Y es que, en nuestro país, la correlación de fuerzas heredada del fujimorismo ha permanecido hasta hoy inalterada. La herencia que recibimos a su caída nos legó todo su andamiaje de poder, incluyendo la Constitución promulgada en el año 1993. Las reformas neoliberales en el Perú fueron sumamente profundas, producto del conflicto armado y la crisis política de las décadas de 1980 y 1990. El gran logro de largo plazo del fujimorismo fue la rearticulación y la consolidación de un bloque dominante neoligárquico, aliado a las Fuerzas Armadas y sumamente poderoso.
Pero el retrato no estaría completo si no contemplamos también las debilidades propias: la crisis política y el pragmatismo dominante en la izquierda. Sin calibrar de manera justa la profunda derrota sufrida por el movimiento popular durante el conflicto armado y la consecuente implementación en toda línea del modelo neoliberal (no solo como programa de gobierno, sino también en el sentido ideológico), resulta imposible comprender la crisis del campo progresista en Perú. Su versión más deforme fue encarnada por la figura de Humala, pero también se expresó en la crisis de la izquierda, replegada en torno a las ONG y buscando atajos al gobierno para acomodarse con mayor facilidad.

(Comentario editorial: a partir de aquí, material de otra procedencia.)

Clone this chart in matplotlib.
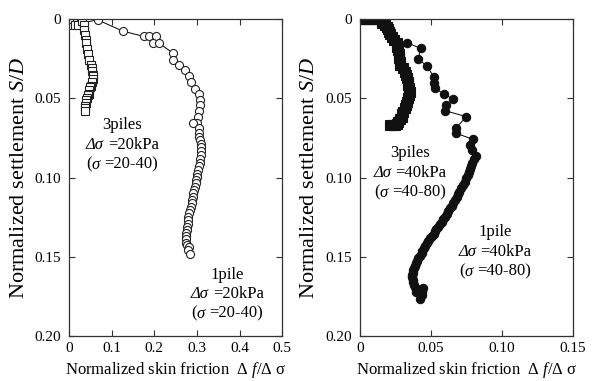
import matplotlib
matplotlib.use("Agg")
import matplotlib.pyplot as plt

plt.rcParams['font.family'] = ['Liberation Serif', 'DejaVu Serif']
plt.rcParams['mathtext.fontset'] = 'custom'
plt.rcParams['mathtext.rm'] = 'Liberation Serif'
plt.rcParams['mathtext.it'] = 'Liberation Serif:italic'

# =========================
# DATOS
# =========================
# panel izquierdo: 1 pilote, delta sigma = 20 kPa
pile1_20_x = [0.003, 0.067, 0.126, 0.176, 0.188, 0.203, 0.198, 0.210, 0.245, 0.245,
              0.258, 0.271, 0.282, 0.286, 0.296, 0.305, 0.308, 0.308, 0.305, 0.303,
              0.300, 0.292, 0.305, 0.305, 0.306, 0.307, 0.309, 0.310, 0.309, 0.309,
              0.308, 0.307, 0.305, 0.303, 0.301, 0.300, 0.298, 0.297, 0.295, 0.293,
              0.292, 0.290, 0.289, 0.288, 0.286, 0.284, 0.282, 0.280, 0.279, 0.278,
              0.277, 0.276, 0.275, 0.275, 0.274, 0.275, 0.276, 0.282, 0.280, 0.284]
pile1_20_y = [0.004, 0.0005, 0.0076, 0.011, 0.011, 0.011, 0.015, 0.015, 0.0217, 0.026,
              0.029, 0.032, 0.036, 0.040, 0.044, 0.047, 0.051, 0.054, 0.058, 0.0616,
              0.0654, 0.0654, 0.069, 0.072, 0.0745, 0.0765, 0.079, 0.081, 0.0835, 0.086,
              0.0885, 0.091, 0.093, 0.0953, 0.0975, 0.0995, 0.1015, 0.1037, 0.106, 0.108,
              0.110, 0.112, 0.114, 0.1163, 0.1185, 0.1205, 0.1225, 0.1247, 0.1268, 0.129,
              0.131, 0.133, 0.135, 0.137, 0.139, 0.141, 0.1425, 0.1437, 0.1455, 0.148]

# panel izquierdo: 3 pilotes, delta sigma = 20 kPa
piles3_20_x = [0.002, 0.010, 0.019, 0.027, 0.014, 0.022, 0.031, 0.034, 0.036, 0.037,
               0.039, 0.040, 0.043, 0.045, 0.048, 0.051, 0.053, 0.055, 0.056, 0.057,
               0.056, 0.054, 0.052, 0.050, 0.048, 0.046, 0.044, 0.042, 0.040, 0.039,
               0.038, 0.038, 0.038]
piles3_20_y = [0.000, 0.000, 0.000, 0.000, 0.004, 0.004, 0.001, 0.004, 0.007, 0.010,
               0.013, 0.015, 0.019, 0.022, 0.026, 0.029, 0.031, 0.033, 0.035, 0.036,
               0.038, 0.040, 0.042, 0.043, 0.045, 0.047, 0.048, 0.050, 0.051, 0.053,
               0.055, 0.056, 0.058]

# panel derecho: 1 pilote, delta sigma = 40 kPa
pile1_40_x = [0.0333, 0.0427, 0.0410, 0.0470, 0.0520, 0.0520, 0.0525, 0.0594, 0.0657, 0.0603,
              0.0599, 0.0750, 0.0676, 0.0676, 0.0798, 0.0775, 0.0787, 0.0817, 0.0800, 0.0787,
              0.0780, 0.0775, 0.0770, 0.0763, 0.0750, 0.0739, 0.0723, 0.0710, 0.0700, 0.0690,
              0.0680, 0.0669, 0.0657, 0.0646, 0.0634, 0.0622, 0.0610, 0.0599, 0.0587, 0.0575,
              0.0563, 0.0550, 0.0538, 0.0528, 0.0518, 0.0505, 0.0493, 0.0482, 0.0470, 0.0460,
              0.0450, 0.0440, 0.0434, 0.0422, 0.0410, 0.0400, 0.0393, 0.0387, 0.0380, 0.0376,
              0.0370, 0.0366, 0.0368, 0.0371, 0.0376, 0.0380, 0.0387, 0.0394, 0.0446, 0.0440,
              0.0434, 0.0423]
pile1_40_y = [0.0150, 0.0185, 0.0254, 0.0294, 0.0364, 0.0402, 0.0437, 0.0473, 0.0507, 0.0543,
              0.0578, 0.0616, 0.0686, 0.0721, 0.0759, 0.0795, 0.0826, 0.0864, 0.0885, 0.0910,
              0.0930, 0.0948, 0.0965, 0.0984, 0.1005, 0.1026, 0.1047, 0.1068, 0.1090, 0.1105,
              0.1121, 0.1140, 0.1160, 0.1180, 0.1195, 0.1210, 0.1228, 0.1247, 0.1263, 0.1279,
              0.1295, 0.1310, 0.1325, 0.1340, 0.1355, 0.1370, 0.1384, 0.1400, 0.1415, 0.1430,
              0.1447, 0.1463, 0.1478, 0.1495, 0.1510, 0.1525, 0.1540, 0.1555, 0.1570, 0.1585,
              0.1600, 0.1615, 0.1630, 0.1645, 0.1660, 0.1675, 0.1690, 0.1720, 0.1700, 0.1720,
              0.1741, 0.1768]

# panel derecho: 3 pilotes, delta sigma = 40 kPa
piles3_40_x = [0.000, 0.002, 0.004, 0.006, 0.008, 0.010, 0.012, 0.014, 0.016, 0.0153,
               0.0175, 0.0192, 0.0200, 0.0207, 0.0215, 0.0223, 0.0240, 0.0258, 0.0262, 0.0270,
               0.0273, 0.0277, 0.0280, 0.0282, 0.0300, 0.0317, 0.0323, 0.0329, 0.0335, 0.0340,
               0.0346, 0.0352, 0.0346, 0.0340, 0.0332, 0.0324, 0.0315, 0.0305, 0.0299, 0.0293,
               0.0282, 0.0270, 0.0258, 0.0246, 0.0230, 0.0211]
piles3_40_y = [0.000, 0.000, 0.000, 0.000, 0.000, 0.000, 0.000, 0.000, 0.000, 0.0023,
               0.0035, 0.0048, 0.0065, 0.0080, 0.0095, 0.0112, 0.0130, 0.0153, 0.0175, 0.0196,
               0.0220, 0.0248, 0.0270, 0.0290, 0.0310, 0.0332, 0.0353, 0.0374, 0.0395, 0.0416,
               0.0437, 0.0458, 0.0480, 0.0500, 0.0522, 0.0543, 0.0564, 0.0585, 0.0600, 0.0616,
               0.0632, 0.0648, 0.0660, 0.0669, 0.0669, 0.0669]

x_ticks_izq = [0, 0.1, 0.2, 0.3, 0.4, 0.5]
x_labels_izq = ["0", "0.1", "0.2", "0.3", "0.4", "0.5"]
x_ticks_der = [0, 0.05, 0.10, 0.15]
x_labels_der = ["0", "0.05", "0.10", "0.15"]
y_ticks = [0, 0.05, 0.10, 0.15, 0.20]
y_labels = ["0", "0.05", "0.10", "0.15", "0.20"]

titulo_3p = "3piles"
titulo_1p = "1pile"
carga_20 = "=20kPa"
carga_40 = "=40kPa"
rango_20 = "=20-40)"
rango_40 = "=40-80)"

xlabel = "Normalized skin friction  $\\mathit{Δ\\ f/Δ}$ σ"
ylabel = "Normalized settlement $\\mathit{S/D}$"

gris = "#333333"


# =========================
# FORMATO DE EJES
# =========================
def formato_eje(ax, xmax, xt, xl):
    ax.set_xlim(0, xmax)
    ax.set_ylim(0.20, 0)
    ax.set_xticks(xt)
    ax.set_xticklabels(xl, fontsize=11)
    ax.set_yticks(y_ticks)
    ax.set_yticklabels(y_labels, fontsize=11)
    ax.tick_params(direction="in", length=4, width=0.8, color=gris,
                   top=True, right=True)
    ax.tick_params(axis="x", pad=4)
    ax.tick_params(axis="y", pad=6)
    for s in ax.spines.values():
        s.set_color(gris)
        s.set_linewidth(0.9)
    ax.set_xlabel(xlabel, fontsize=12, labelpad=4)
    ax.set_ylabel(ylabel, fontsize=16, labelpad=4)


# =========================
# ETIQUETA DE CASO (3 lineas, griegas en cursiva)
# =========================
def etiqueta(ax, x, y, titulo, carga, rango):
    fig = ax.figure
    fig.canvas.draw()
    r = fig.canvas.get_renderer()
    kw = dict(transform=ax.transAxes, fontsize=12, va="center")
    dy = 0.062

    ax.text(x, y + dy, titulo, ha="center", **kw)

    # linea 2: "Δσ =20kPa"
    a = ax.text(0, 0, "Δσ ", style="italic", **kw)
    b = ax.text(0, 0, carga, **kw)
    wa = a.get_window_extent(r).width
    wb = b.get_window_extent(r).width
    w_ax = ax.get_window_extent(r).width
    x0 = x - (wa + wb) / 2 / w_ax
    a.set_position((x0, y))
    b.set_position((x0 + wa / w_ax, y))

    # linea 3: "(σ =20-40)"
    c = ax.text(0, 0, "(", **kw)
    d = ax.text(0, 0, "σ ", style="italic", **kw)
    e = ax.text(0, 0, rango, **kw)
    wc = c.get_window_extent(r).width
    wd = d.get_window_extent(r).width
    we = e.get_window_extent(r).width
    x0 = x - (wc + wd + we) / 2 / w_ax
    c.set_position((x0, y - dy))
    d.set_position((x0 + wc / w_ax, y - dy))
    e.set_position((x0 + (wc + wd) / w_ax, y - dy))


fig = plt.figure(figsize=(5.92, 3.81), dpi=100)
ax1 = fig.add_axes([0.1166, 0.118, 0.36, 0.832])
ax2 = fig.add_axes([0.608, 0.118, 0.36, 0.832])

# panel izquierdo
ax1.plot(pile1_20_x, pile1_20_y, color="black", lw=0.7,
         marker="o", ms=5.8, mfc="white", mec="#222222", mew=0.8)
ax1.plot(piles3_20_x, piles3_20_y, color="black", lw=0.7,
         marker="s", ms=5.5, mfc="white", mec="#222222", mew=0.8)
formato_eje(ax1, 0.5, x_ticks_izq, x_labels_izq)
etiqueta(ax1, 0.249, 0.603, titulo_3p, carga_20, rango_20)
etiqueta(ax1, 0.742, 0.132, titulo_1p, carga_20, rango_20)

# panel derecho
ax2.plot(pile1_40_x, pile1_40_y, color="black", lw=0.7,
         marker="o", ms=6, mfc="#111111", mec="#111111", mew=0.8)
ax2.plot(piles3_40_x, piles3_40_y, color="black", lw=0.7,
         marker="s", ms=6.5, mfc="#111111", mec="#111111", mew=0.8)
formato_eje(ax2, 0.15, x_ticks_der, x_labels_der)
etiqueta(ax2, 0.235, 0.514, titulo_3p, carga_40, rango_40)
etiqueta(ax2, 0.634, 0.265, titulo_1p, carga_40, rango_40)

plt.savefig("out.png", dpi=100)
plt.close()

Pero hoy nuestra realidad comienza a cambiar. Las intensas movilizaciones desatadas a partir de la destitución de Vizcarra sacaron a la luz la necesidad de transformaciones de otro orden y la disposición de amplios sectores de la población para impulsarlas. La construcción de un proyecto firmemente arraigado en los procesos populares puede permitirnos revertir el camino de renuncia que viene transitando hace tiempo la izquierda. Es un esfuerzo propio, que solo podemos hacer nosotros mismos, porque la búsqueda de atajos ya se ha evidenciado infructuosa en el pasado. No se trata de llegar más rápido, sino de llegar mejor, con mejores posibilidades de triunfar. Las experiencias progresistas en nuestra región representan un punto de referencia del cual extraer lecciones positivas y negativas. Pero la fortaleza de nuestro arraigo popular dependerá de la originalidad de la senda que logremos trazar: ni calco ni copia, sino creación heroica, una apuesta por avanzar más allá.